The sooner the better: Many getting jump on tax deadline
by Geoff Folsom
February 11, 2013 12:00 AM | 2623 views | 0 0 comments | 7 7 recommendations | email to a friend | print
Late January until the first couple weeks of February is typically a big time for people to start filing taxes, said James Robertson, enrolled agent and master tax advisor with H&R Block’s office on Johnson Ferry Road in east Cobb. The other popular time is, of course, just before the deadline.

While some like to get their taxes filed as soon as possible, in order to get their refund as quickly as they can, they might have to wait a bit longer. The uncertainty over the “fiscal cliff” negotiations in Washington pushed back the date the Internal Revenue Service started processing returns to Jan.30, when it had typically been Jan. 17.

Robertson said this was because the IRS was awaiting word on whether the American Opportunity and Lifelong Learning credits were going to expire.

Though the credits, which can lead to thousands in tax credits, ended up being extended until 2017, some might have to wait several weeks longer to get their refunds, Robertson said. In past years, the IRS typically got taxpayers their refunds within eight to 15 days after filing, but now that can be pushed back.
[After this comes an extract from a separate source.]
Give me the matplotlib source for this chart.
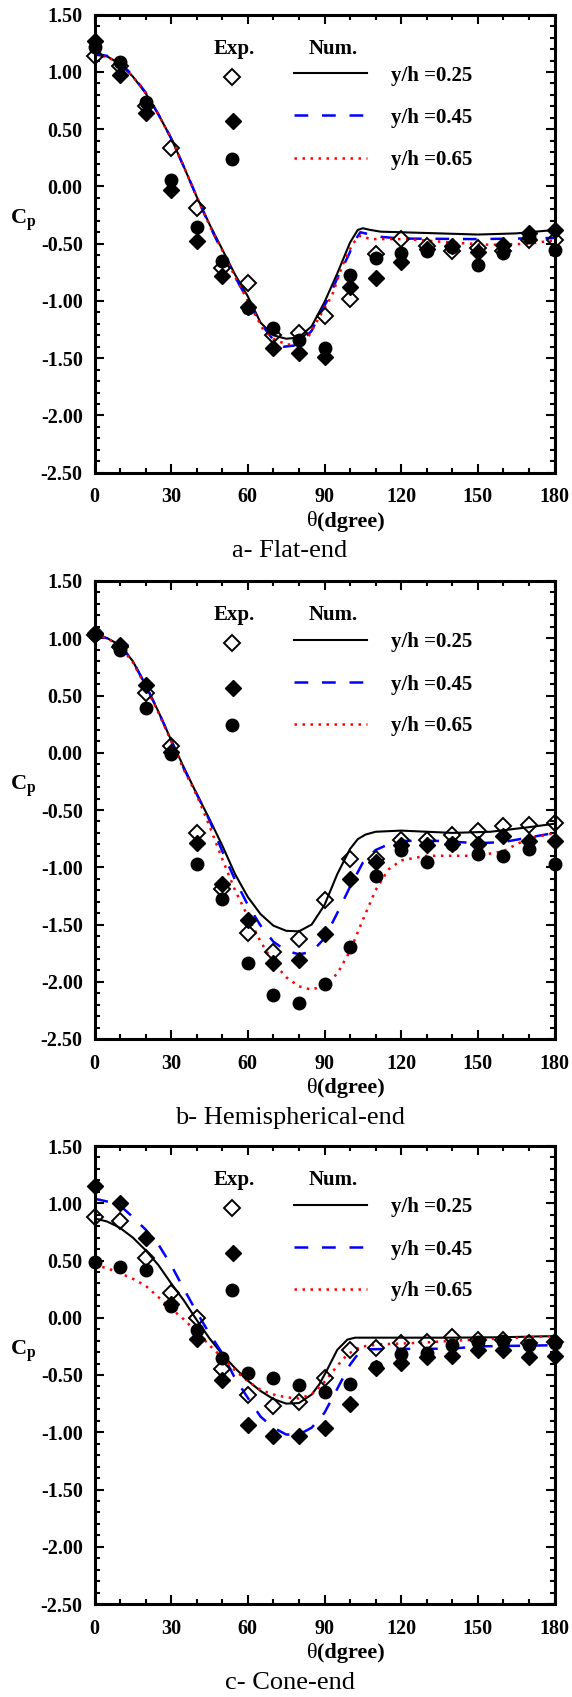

“While some people will have refunds in by Valentine’s Day, it will be a little bit later in February or possibly in March before they all are accepted,” he said.

With the Affordable Health Care Act scheduled to go into effect in 2014, Robertson said another wrinkle in this year’s tax time is that taxpayers can find out this year how much of a penalty or tax they would be required to pay if they opt not to have health insurance. This is because Obamacare will use their 2012 baseline tax returns to determine their level of subsidy.

Shirley Osborne Vanderbilt, accountant with the Osborne CPA firm in Smyrna, said she regularly educates clients to make sure they are saving enough money to retire.

“They always tell you, basically, you need a million dollars to retire,” she said. “We actually see where they are and how they are on the spreadsheet.”

Some who have retirement plans might be tempted to crack into them early, but preparers say they should be careful. Robertson advises anyone who takes money from a 401k or Individual Retirement Account before they reach age 59 1/2 to make sure they speak with professional first. Up to half the money they take out could end up going to pay taxes on it.

“That still may be a good decision if it is to keep them from foreclosure or bankruptcy, but they need to check first with a tax preparer,” he said.

Vanderbilt said many of her clients who were forced to get extensions from the IRS in 2012 are already filing.

“They don’t want the IRS on their case, they want to make sure they get through with it early,” she said.

In general, Robertson said the earlier you file, the better off you will be.

“That way, if there’s any missing information that can help them (with their return), you have time to find it,” he said.